Scott Marlowe schrieb:
> On Tue, Dec 9, 2008 at 5:17 AM, Mario Weilguni <mweilguni@sime.com> wrote:
>
>> Alan Hodgson schrieb:
>>
>>>>>>> Mario Weilguni <mweilguni@sime.com> wrote:
>>>>>>>
>>>>>>>
>>>>> strange values. An individual drive is capable of delivering 91
>>>>> MB/sec
>>>>> sequential read performance, and we get values ~102MB/sec out of a
>>>>> 8-drive RAID5, seems to be ridiculous slow.
>>>>>
>>> What command are you using to test the reads?
>>>
>>> Some recommendations to try:
>>>
>>> 1) /sbin/blockdev --setra 2048 device (where device is the partition or
>>> LVM volume)
>>>
>>> 2) Use XFS, and make sure your stripe settings match the RAID.
>>>
>>> Having said that, 102MB/sec sounds really low for any modern controller
>>> with 8 drives, regardless of tuning or filesystem choice.
>>>
>>>
>>>
>> First, thanks alot for this and all the other answers.
>>
>> I measured the raw device performance:
>> dd if=/dev/cciss/c0d0 bs=64k count=100000 of=/dev/null
>>
>> I get poor performance when all 8 drives are configured as one, large
>> RAID-5, and slightly poorer performance when configured as JBOD. In
>> production, we use XFS as FS, but I doubt this has anything to do with FS
>> tuning.
>>
>
> Yeah, having just trawled the pgsql-performance archives, there are
> plenty of instances of people having terrible performance from HP
> smart array controllers before the P800. Is it possible for you to
> trade up to a better RAID controller?
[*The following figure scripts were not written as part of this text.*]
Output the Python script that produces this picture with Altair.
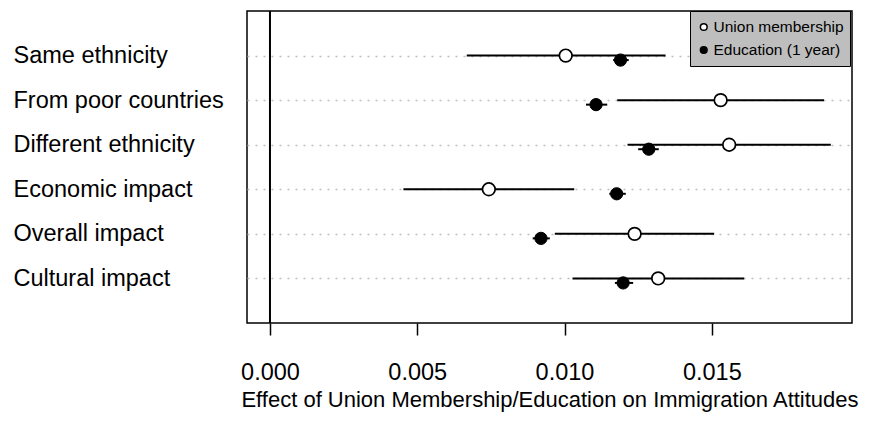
import altair as alt
import pandas as pd

categories = ["Same ethnicity", "From poor countries", "Different ethnicity",
              "Economic impact", "Overall impact", "Cultural impact"]
union_est = [0.01004, 0.01530, 0.01559, 0.00743, 0.01238, 0.01318]
union_lo = [0.00668, 0.01179, 0.01214, 0.00453, 0.00967, 0.01027]
union_hi = [0.01343, 0.01881, 0.01904, 0.01033, 0.01508, 0.01610]
edu_est = [0.01190, 0.01107, 0.01286, 0.01177, 0.00920, 0.01199]
edu_lo = [0.01165, 0.01073, 0.01250, 0.01152, 0.00892, 0.01171]
edu_hi = [0.01218, 0.01145, 0.01320, 0.01208, 0.00950, 0.01233]
series_names = ["Union membership", "Education (1 year)"]
x_ticks = [0.0, 0.005, 0.010, 0.015]
x_domain = [-0.00078, 0.01976]
zero_line = [0.0]

FONT = "Liberation Sans"
FS = 23.5

union_df = pd.DataFrame({"category": categories, "series": series_names[0],
                         "est": union_est, "lo": union_lo, "hi": union_hi})
edu_df = pd.DataFrame({"category": categories, "series": series_names[1],
                       "est": edu_est, "lo": edu_lo, "hi": edu_hi})

y_enc = alt.Y("category:N",
              scale=alt.Scale(type="point", domain=categories, padding=1),
              axis=alt.Axis(labelAlign="left", labelPadding=234, labelBaseline="middle",
                            ticks=False, domain=False, grid=True,
                            gridColor="#bebebe", gridDash=[2, 6], gridWidth=1.3,
                            labelFont=FONT, labelFontSize=FS, labelColor="black",
                            labelLimit=400),
              title=None)
x_scale = alt.Scale(domain=x_domain, nice=False, zero=False)
x_axis = alt.Axis(values=x_ticks, format=".3f", tickSize=12, tickColor="black",
                  tickWidth=1.5, domain=False, grid=False,
                  labelFont=FONT, labelFontSize=FS, labelColor="black", labelPadding=25,
                  labelFlush=False,
                  title="Effect of Union Membership/Education on Immigration Attitudes",
                  titleFont=FONT, titleFontSize=22, titleFontWeight="normal",
                  titleColor="black", titleY=76, titleBaseline="middle")

fill_enc = alt.Fill("series:N",
                    scale=alt.Scale(domain=series_names, range=["white", "black"]),
                    legend=alt.Legend(orient="none", legendX=443, legendY=0,
                                      title=None, fillColor="#bebebe", strokeColor="black",
                                      padding=6, labelFont=FONT, labelFontSize=15.5,
                                      labelColor="black", symbolType="circle",
                                      symbolSize=45, symbolStrokeColor="black",
                                      symbolStrokeWidth=1.5, rowPadding=3, labelOffset=2,
                                      clipHeight=20))

zero = alt.Chart(pd.DataFrame({"x": zero_line})).mark_rule(
    color="black", strokeWidth=2).encode(x=alt.X("x:Q", scale=x_scale, axis=x_axis))

union_ci = alt.Chart(union_df).mark_rule(color="black", strokeWidth=2).encode(
    x=alt.X("lo:Q", scale=x_scale, axis=x_axis), x2="hi:Q", y=y_enc)
edu_ci = alt.Chart(edu_df).mark_rule(color="black", strokeWidth=2).encode(
    x=alt.X("lo:Q", scale=x_scale, axis=x_axis), x2="hi:Q", y=y_enc,
    yOffset=alt.value(4.5))
union_pt = alt.Chart(union_df).mark_point(
    shape="circle", filled=True, stroke="black", strokeWidth=1.7, size=160, opacity=1
).encode(x=alt.X("est:Q", scale=x_scale, axis=x_axis), y=y_enc, fill=fill_enc)
edu_pt = alt.Chart(edu_df).mark_point(
    shape="circle", filled=True, stroke="black", strokeWidth=1, size=150, opacity=1
).encode(x=alt.X("est:Q", scale=x_scale, axis=x_axis), y=y_enc, fill=fill_enc,
         yOffset=alt.value(4.5))

chart = alt.layer(zero, union_ci, edu_ci, union_pt, edu_pt).properties(
    width=605, height=312,
    autosize=alt.AutoSizeParams(type="none"),
    padding={"left": 239, "top": 3, "right": 10, "bottom": 100},
    background="white",
).configure_view(stroke="black", strokeWidth=1.5)

chart.save("out.html", embed_options={"renderer": "svg", "actions": False})
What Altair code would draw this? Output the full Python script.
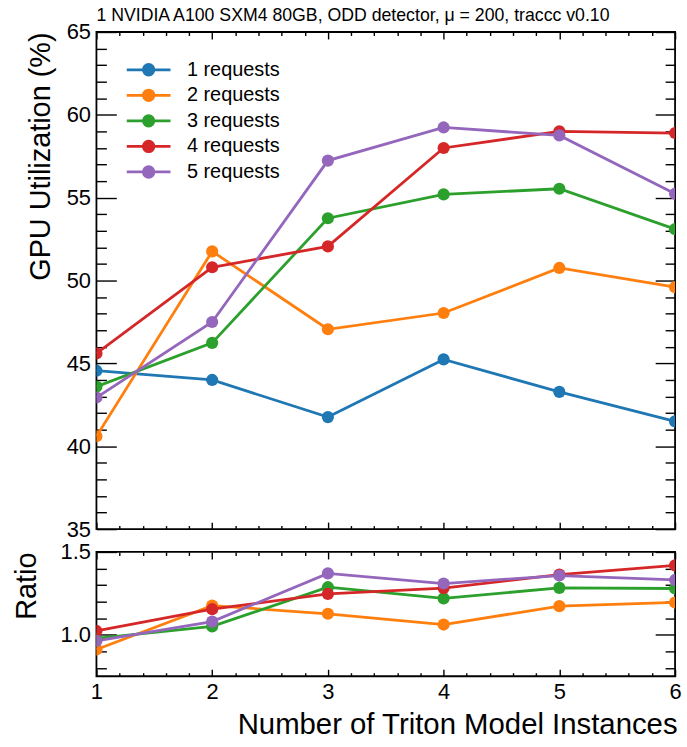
import altair as alt
import pandas as pd

# ---------------- data ----------------
instances = [1, 2, 3, 4, 5, 6]
series_names = ["1 requests", "2 requests", "3 requests", "4 requests", "5 requests"]
req1 = [44.56, 44.0, 41.76, 45.24, 43.28, 41.5]
req2 = [40.6, 51.76, 47.06, 48.04, 50.76, 49.6]
req3 = [43.6, 46.24, 53.76, 55.2, 55.54, 53.1]
req4 = [45.6, 50.8, 52.06, 58.0, 59.0, 58.9]
req5 = [42.94, 47.5, 57.24, 59.24, 58.76, 55.24]
colors = ["#1f77b4", "#ff7f0e", "#2ca02c", "#d62728", "#9467bd"]

title_text = "1 NVIDIA A100 SXM4 80GB, ODD detector, \u03bc = 200, traccc v0.10"
x_title = "Number of Triton Model Instances"
y_title_main = "GPU Utilization (%)"
y_title_ratio = "Ratio"

x_major = [1, 2, 3, 4, 5, 6]
x_ticks = [round(1 + 0.2 * i, 1) for i in range(26)]
y_main_major = [35, 40, 45, 50, 55, 60, 65]
y_main_ticks = list(range(35, 66))
y_ratio_major = [1.0, 1.5]
y_ratio_ticks = [0.8, 0.9, 1.0, 1.1, 1.2, 1.3, 1.4, 1.5]

all_series = [req1, req2, req3, req4, req5]
rows = []
for name, vals in zip(series_names, all_series):
    for xi, v, base in zip(instances, vals, req1):
        rows.append({"instances": xi, "util": v, "series": name, "ratio": v / base})
df = pd.DataFrame(rows)
df_ratio = df[df["series"] != series_names[0]]

# ---------------- style ----------------
FONT = "Liberation Sans"
W = 582
H_MAIN = 500
H_RATIO = 125


def cscale():
    return alt.Scale(domain=series_names, range=colors)


def cond(test, major, minor):
    return {"condition": {"test": test, "value": major}, "value": minor}


X_TEST = "abs(datum.value - round(datum.value)) < 0.001"

# legend symbol: a line with a (filled-looking) marker in the middle
LEGEND_SYMBOL = (
    "M-2.2,0H2.2"
    "M-0.53,0A0.53,0.53 0 1,0 0.53,0A0.53,0.53 0 1,0 -0.53,0Z"
    "M-0.31,0A0.31,0.31 0 1,0 0.31,0A0.31,0.31 0 1,0 -0.31,0Z"
    "M-0.11,0A0.11,0.11 0 1,0 0.11,0A0.11,0.11 0 1,0 -0.11,0Z"
)


def panel(data, yfield, ydomain, H, ylab_vals, yticks, ytest, yfmt,
          ytitle, ytitle_x, show_x, legend):
    xs = alt.Scale(domain=[1, 6], nice=False, zero=False)
    ys = alt.Scale(domain=ydomain, nice=False, zero=False)

    if show_x:
        x_axis = alt.Axis(values=x_major, ticks=False, domain=False, grid=False,
                          labelFontSize=22, labelFont=FONT, labelPadding=5,
                          labelFlush=False, labelOverlap=False, format="d",
                          title=x_title, titleFontSize=29.5, titleFont=FONT,
                          titleFontWeight="normal", titleAlign="right",
                          titleBaseline="alphabetic", titleX=W + 2, titleY=58,
                          titleAnchor="end")
    else:
        x_axis = None

    y_axis = alt.Axis(values=ylab_vals, ticks=False, domain=False, grid=False,
                      labelFontSize=22, labelFont=FONT, labelPadding=6,
                      labelOverlap=False, format=yfmt,
                      title=ytitle, titleFontSize=29, titleFont=FONT,
                      titleFontWeight="normal", titleAngle=270,
                      titleAlign="right", titleBaseline="alphabetic",
                      titleX=ytitle_x, titleY=0)

    line = alt.Chart(data).mark_line(strokeWidth=2.8, clip=True).encode(
        x=alt.X("instances:Q", scale=xs, axis=x_axis),
        y=alt.Y(f"{yfield}:Q", scale=ys, axis=y_axis),
        color=alt.Color("series:N", scale=cscale(), legend=legend),
        detail="series:N",
    )

    pts = alt.Chart(data).mark_point(filled=True, size=150, opacity=1,
                                     strokeWidth=0, clip=True).encode(
        x=alt.X("instances:Q", scale=xs, axis=None),
        y=alt.Y(f"{yfield}:Q", scale=ys, axis=None),
        color=alt.Color("series:N", scale=cscale(), legend=None),
    )

    def tick_layer(x_orient, y_orient):
        return alt.Chart(data).mark_point(opacity=0, clip=True).encode(
            x=alt.X("instances:Q", scale=xs,
                    axis=alt.Axis(orient=x_orient, offset=-H, values=x_ticks,
                                  labels=False, domain=False, grid=False, title=None,
                                  tickColor="black", tickWidth=1.4, minExtent=0,
                                  tickSize=cond(X_TEST, 7, 3.5))),
            y=alt.Y(f"{yfield}:Q", scale=ys,
                    axis=alt.Axis(orient=y_orient, offset=-W, values=yticks,
                                  labels=False, domain=False, grid=False, title=None,
                                  tickColor="black", tickWidth=1.4, minExtent=0,
                                  tickSize=cond(ytest, 20, 10))),
        )

    t1 = tick_layer("bottom", "right")   # top edge & left edge, inward
    t2 = tick_layer("top", "left")       # bottom edge & right edge, inward

    return alt.layer(line, pts, t1, t2).resolve_axis(
        x="independent", y="independent"
    ).properties(width=W, height=H)


legend_main = alt.Legend(
    title=None, orient="none", legendX=41, legendY=26.5,
    symbolType=LEGEND_SYMBOL,
    symbolSize=400, symbolStrokeWidth=2.8, symbolOpacity=1,
    labelFontSize=20, labelFont=FONT, labelColor="black", labelOffset=27,
    rowPadding=2.7,
)

top = panel(df, "util", [35, 65], H_MAIN, y_main_major, y_main_ticks,
            "datum.value % 5 === 0", "d", y_title_main, -47, False, legend_main
            ).properties(
    title=alt.TitleParams(title_text, anchor="start", frame="group", fontSize=17.8,
                          font=FONT, fontWeight="normal", offset=-18,
                          baseline="alphabetic", color="black")
)

bottom = panel(df_ratio, "ratio", [0.75, 1.5], H_RATIO, y_ratio_major, y_ratio_ticks,
               "abs(datum.value * 2 - round(datum.value * 2)) < 0.001", ".1f",
               y_title_ratio, -61, True, None)

chart = alt.vconcat(top, bottom, spacing=23, bounds="flush").resolve_scale(
    color="independent", x="independent", y="independent",
).resolve_legend(
    color="independent"
).properties(
    padding={"left": 12, "top": 4, "right": 4, "bottom": 4},
    background="white",
).configure_view(
    stroke="black", strokeWidth=1.8
).configure_axis(
    labelColor="black", titleColor="black", tickColor="black"
)

chart.save("out.html", embed_options={"renderer": "svg", "actions": False})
Whichever salesman sold you the
> P400 should take one for the team and make this right for you.
>
>
A customer of us uses the P400 on a different machine, 8 SAS drives
(Raid 5 as well), and the performance is very, very good. So we thought
it's a good choice. Maybe the SATA drives are the root of this problem?